§ **Written exercise**:
Your task is to repeat all of the data exactly while excluding the pictures.
⁂
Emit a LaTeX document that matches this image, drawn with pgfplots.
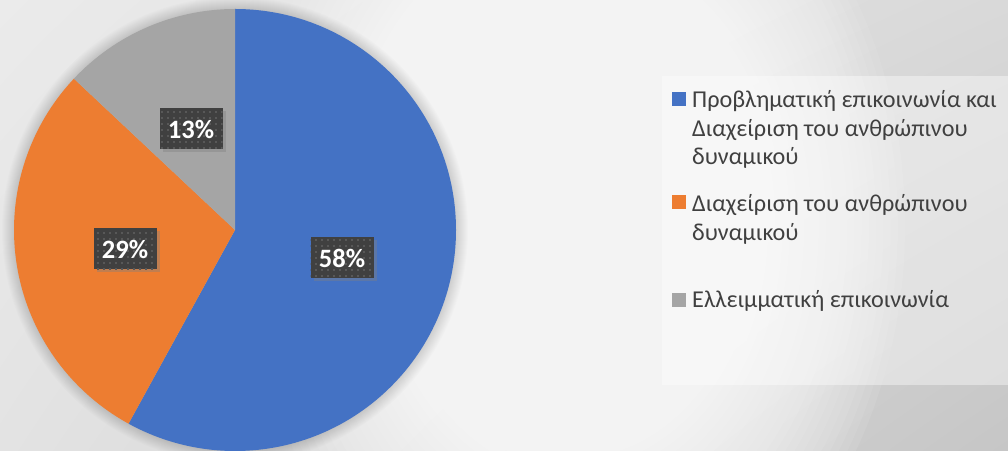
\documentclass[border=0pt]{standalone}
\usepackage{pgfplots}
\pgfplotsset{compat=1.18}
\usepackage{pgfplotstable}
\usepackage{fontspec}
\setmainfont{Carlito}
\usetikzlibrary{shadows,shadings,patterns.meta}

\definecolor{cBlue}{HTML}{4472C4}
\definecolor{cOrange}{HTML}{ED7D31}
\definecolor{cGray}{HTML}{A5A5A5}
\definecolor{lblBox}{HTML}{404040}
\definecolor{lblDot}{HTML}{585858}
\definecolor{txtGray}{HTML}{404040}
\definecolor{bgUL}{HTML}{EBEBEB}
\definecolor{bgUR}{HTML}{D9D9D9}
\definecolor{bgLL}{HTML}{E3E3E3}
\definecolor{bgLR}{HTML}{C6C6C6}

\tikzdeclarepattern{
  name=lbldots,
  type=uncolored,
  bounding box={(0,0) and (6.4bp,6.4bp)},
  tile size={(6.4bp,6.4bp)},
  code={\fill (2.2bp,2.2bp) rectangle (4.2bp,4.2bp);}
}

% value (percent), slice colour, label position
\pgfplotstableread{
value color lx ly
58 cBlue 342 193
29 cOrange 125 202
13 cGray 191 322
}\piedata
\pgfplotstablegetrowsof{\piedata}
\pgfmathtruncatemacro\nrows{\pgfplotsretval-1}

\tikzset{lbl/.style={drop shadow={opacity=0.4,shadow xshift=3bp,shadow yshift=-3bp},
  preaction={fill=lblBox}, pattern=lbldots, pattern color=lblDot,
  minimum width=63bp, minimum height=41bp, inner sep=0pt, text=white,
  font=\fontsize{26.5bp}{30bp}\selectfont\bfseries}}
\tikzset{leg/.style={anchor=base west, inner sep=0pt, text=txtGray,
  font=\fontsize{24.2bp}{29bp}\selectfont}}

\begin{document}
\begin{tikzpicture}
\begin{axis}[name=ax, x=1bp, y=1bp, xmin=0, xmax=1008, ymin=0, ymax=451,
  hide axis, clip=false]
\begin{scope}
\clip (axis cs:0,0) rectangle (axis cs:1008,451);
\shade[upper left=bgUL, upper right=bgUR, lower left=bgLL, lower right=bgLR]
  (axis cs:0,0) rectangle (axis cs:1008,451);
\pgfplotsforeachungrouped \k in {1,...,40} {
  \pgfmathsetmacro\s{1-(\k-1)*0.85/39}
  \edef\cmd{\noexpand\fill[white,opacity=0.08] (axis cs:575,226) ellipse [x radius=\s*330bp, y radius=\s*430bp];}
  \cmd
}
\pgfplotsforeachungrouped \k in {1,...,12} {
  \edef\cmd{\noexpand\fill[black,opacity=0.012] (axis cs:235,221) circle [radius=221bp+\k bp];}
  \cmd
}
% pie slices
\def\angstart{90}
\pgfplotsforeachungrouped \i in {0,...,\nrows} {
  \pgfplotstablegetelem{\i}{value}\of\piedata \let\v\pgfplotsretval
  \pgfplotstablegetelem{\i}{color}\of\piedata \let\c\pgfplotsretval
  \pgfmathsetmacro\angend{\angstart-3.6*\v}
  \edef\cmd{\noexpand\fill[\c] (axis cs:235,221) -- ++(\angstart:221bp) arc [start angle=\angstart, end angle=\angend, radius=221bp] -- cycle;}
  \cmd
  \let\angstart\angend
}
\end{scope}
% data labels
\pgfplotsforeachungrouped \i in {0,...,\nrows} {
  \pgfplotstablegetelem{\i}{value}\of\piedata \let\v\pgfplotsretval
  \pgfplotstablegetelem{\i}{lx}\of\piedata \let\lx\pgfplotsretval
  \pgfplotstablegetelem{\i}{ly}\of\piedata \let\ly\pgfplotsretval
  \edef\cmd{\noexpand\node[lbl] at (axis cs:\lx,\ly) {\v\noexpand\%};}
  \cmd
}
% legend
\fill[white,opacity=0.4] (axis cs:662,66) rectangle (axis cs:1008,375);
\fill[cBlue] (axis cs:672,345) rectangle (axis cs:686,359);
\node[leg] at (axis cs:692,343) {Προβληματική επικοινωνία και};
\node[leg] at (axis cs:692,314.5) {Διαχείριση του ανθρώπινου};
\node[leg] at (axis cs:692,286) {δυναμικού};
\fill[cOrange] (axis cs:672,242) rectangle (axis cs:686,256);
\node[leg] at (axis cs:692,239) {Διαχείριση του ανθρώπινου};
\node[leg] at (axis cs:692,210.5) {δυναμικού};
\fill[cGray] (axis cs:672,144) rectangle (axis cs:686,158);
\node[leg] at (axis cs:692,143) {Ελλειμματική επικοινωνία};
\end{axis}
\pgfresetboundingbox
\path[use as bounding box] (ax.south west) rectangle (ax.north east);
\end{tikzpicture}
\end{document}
⁂
§ **Written solution**:
Emit a LaTeX document that matches this image, drawn with pgfplots.
\documentclass[border=0pt]{standalone}
\usepackage{pgfplots}
\pgfplotsset{compat=1.18}
\usepackage{pgfplotstable}
\usepackage{fontspec}
\setmainfont{Carlito}
\usetikzlibrary{shadows,shadings,patterns.meta}

\definecolor{cBlue}{HTML}{4472C4}
\definecolor{cOrange}{HTML}{ED7D31}
\definecolor{cGray}{HTML}{A5A5A5}
\definecolor{lblBox}{HTML}{404040}
\definecolor{lblDot}{HTML}{585858}
\definecolor{txtGray}{HTML}{404040}
\definecolor{bgUL}{HTML}{EBEBEB}
\definecolor{bgUR}{HTML}{D9D9D9}
\definecolor{bgLL}{HTML}{E3E3E3}
\definecolor{bgLR}{HTML}{C6C6C6}

\tikzdeclarepattern{
  name=lbldots,
  type=uncolored,
  bounding box={(0,0) and (6.4bp,6.4bp)},
  tile size={(6.4bp,6.4bp)},
  code={\fill (2.2bp,2.2bp) rectangle (4.2bp,4.2bp);}
}

% value (percent), slice colour, label position
\pgfplotstableread{
value color lx ly
58 cBlue 342 193
29 cOrange 125 202
13 cGray 191 322
}\piedata
\pgfplotstablegetrowsof{\piedata}
\pgfmathtruncatemacro\nrows{\pgfplotsretval-1}

\tikzset{lbl/.style={drop shadow={opacity=0.4,shadow xshift=3bp,shadow yshift=-3bp},
  preaction={fill=lblBox}, pattern=lbldots, pattern color=lblDot,
  minimum width=63bp, minimum height=41bp, inner sep=0pt, text=white,
  font=\fontsize{26.5bp}{30bp}\selectfont\bfseries}}
\tikzset{leg/.style={anchor=base west, inner sep=0pt, text=txtGray,
  font=\fontsize{24.2bp}{29bp}\selectfont}}

\begin{document}
\begin{tikzpicture}
\begin{axis}[name=ax, x=1bp, y=1bp, xmin=0, xmax=1008, ymin=0, ymax=451,
  hide axis, clip=false]
\begin{scope}
\clip (axis cs:0,0) rectangle (axis cs:1008,451);
\shade[upper left=bgUL, upper right=bgUR, lower left=bgLL, lower right=bgLR]
  (axis cs:0,0) rectangle (axis cs:1008,451);
\pgfplotsforeachungrouped \k in {1,...,40} {
  \pgfmathsetmacro\s{1-(\k-1)*0.85/39}
  \edef\cmd{\noexpand\fill[white,opacity=0.08] (axis cs:575,226) ellipse [x radius=\s*330bp, y radius=\s*430bp];}
  \cmd
}
\pgfplotsforeachungrouped \k in {1,...,12} {
  \edef\cmd{\noexpand\fill[black,opacity=0.012] (axis cs:235,221) circle [radius=221bp+\k bp];}
  \cmd
}
% pie slices
\def\angstart{90}
\pgfplotsforeachungrouped \i in {0,...,\nrows} {
  \pgfplotstablegetelem{\i}{value}\of\piedata \let\v\pgfplotsretval
  \pgfplotstablegetelem{\i}{color}\of\piedata \let\c\pgfplotsretval
  \pgfmathsetmacro\angend{\angstart-3.6*\v}
  \edef\cmd{\noexpand\fill[\c] (axis cs:235,221) -- ++(\angstart:221bp) arc [start angle=\angstart, end angle=\angend, radius=221bp] -- cycle;}
  \cmd
  \let\angstart\angend
}
\end{scope}
% data labels
\pgfplotsforeachungrouped \i in {0,...,\nrows} {
  \pgfplotstablegetelem{\i}{value}\of\piedata \let\v\pgfplotsretval
  \pgfplotstablegetelem{\i}{lx}\of\piedata \let\lx\pgfplotsretval
  \pgfplotstablegetelem{\i}{ly}\of\piedata \let\ly\pgfplotsretval
  \edef\cmd{\noexpand\node[lbl] at (axis cs:\lx,\ly) {\v\noexpand\%};}
  \cmd
}
% legend
\fill[white,opacity=0.4] (axis cs:662,66) rectangle (axis cs:1008,375);
\fill[cBlue] (axis cs:672,345) rectangle (axis cs:686,359);
\node[leg] at (axis cs:692,343) {Προβληματική επικοινωνία και};
\node[leg] at (axis cs:692,314.5) {Διαχείριση του ανθρώπινου};
\node[leg] at (axis cs:692,286) {δυναμικού};
\fill[cOrange] (axis cs:672,242) rectangle (axis cs:686,256);
\node[leg] at (axis cs:692,239) {Διαχείριση του ανθρώπινου};
\node[leg] at (axis cs:692,210.5) {δυναμικού};
\fill[cGray] (axis cs:672,144) rectangle (axis cs:686,158);
\node[leg] at (axis cs:692,143) {Ελλειμματική επικοινωνία};
\end{axis}
\pgfresetboundingbox
\path[use as bounding box] (ax.south west) rectangle (ax.north east);
\end{tikzpicture}
\end{document}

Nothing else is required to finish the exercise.